Do this to get your friends:
SELECT * FROM social.connections where owner_guid=me
The result of this table query is a list of friends that don't have much information; it's mostly a list of GUID's.
Now, you can combine both of these tables using a join to obtain all the profiles for each of your friends:
SELECT * FROM social.profile WHERE guid IN
(SELECT guid FROM social.connections WHERE owner_guid=me)
In essence, the
sub-SELECT needs to return the foreign-keys that are used for the join with
the
outer-SELECT. The project part of the
sub-SELECT needs to point to
a leaf node of the
sub-SELECTs results, like the GUID for each social connection returned.
You can do joins whenever you get a table that provides input to another table. Consider getting an international weather forecast for any location on the planet. The weather.forecast table provides forecasts but requires a location that is either a U.S. ZIP code or an international location identifier.
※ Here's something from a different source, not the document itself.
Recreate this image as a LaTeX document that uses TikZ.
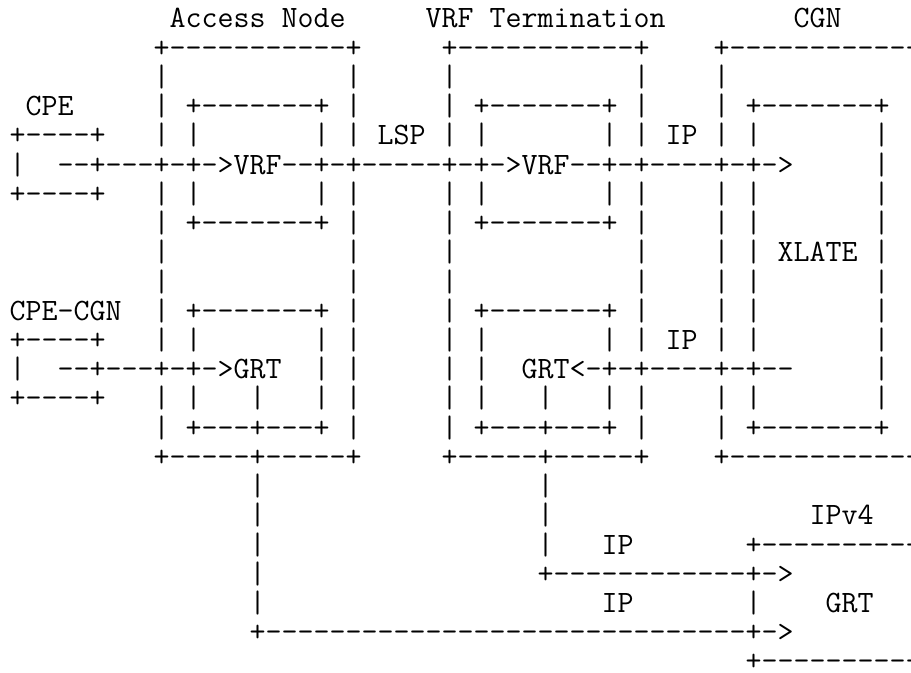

The weather.com site provides a great service that returns this identifier from a string. So now you can join these two services together to get the weather using a string:
SELECT * FROM weather.forecast WHERE location IN
(SELECT id FROM xml WHERE
url="http://xoap.weather.com/search/search?WHERE=prague"
AND itemPath="search.loc")
This query also uses YQL's ability to bring in data from any place on the Internet through the XML table.
Piping Output Through Post-query Functions
After a
SELECT has finished filtering and projecting the items, YQL allows you to add additional "post-query" functions to the results before they are returned. Appending the "pipe" symbol to the end of the statement performs these functions:
SELECT … |sort(field=item.date)
SELECT … |unique(field=item.title)| …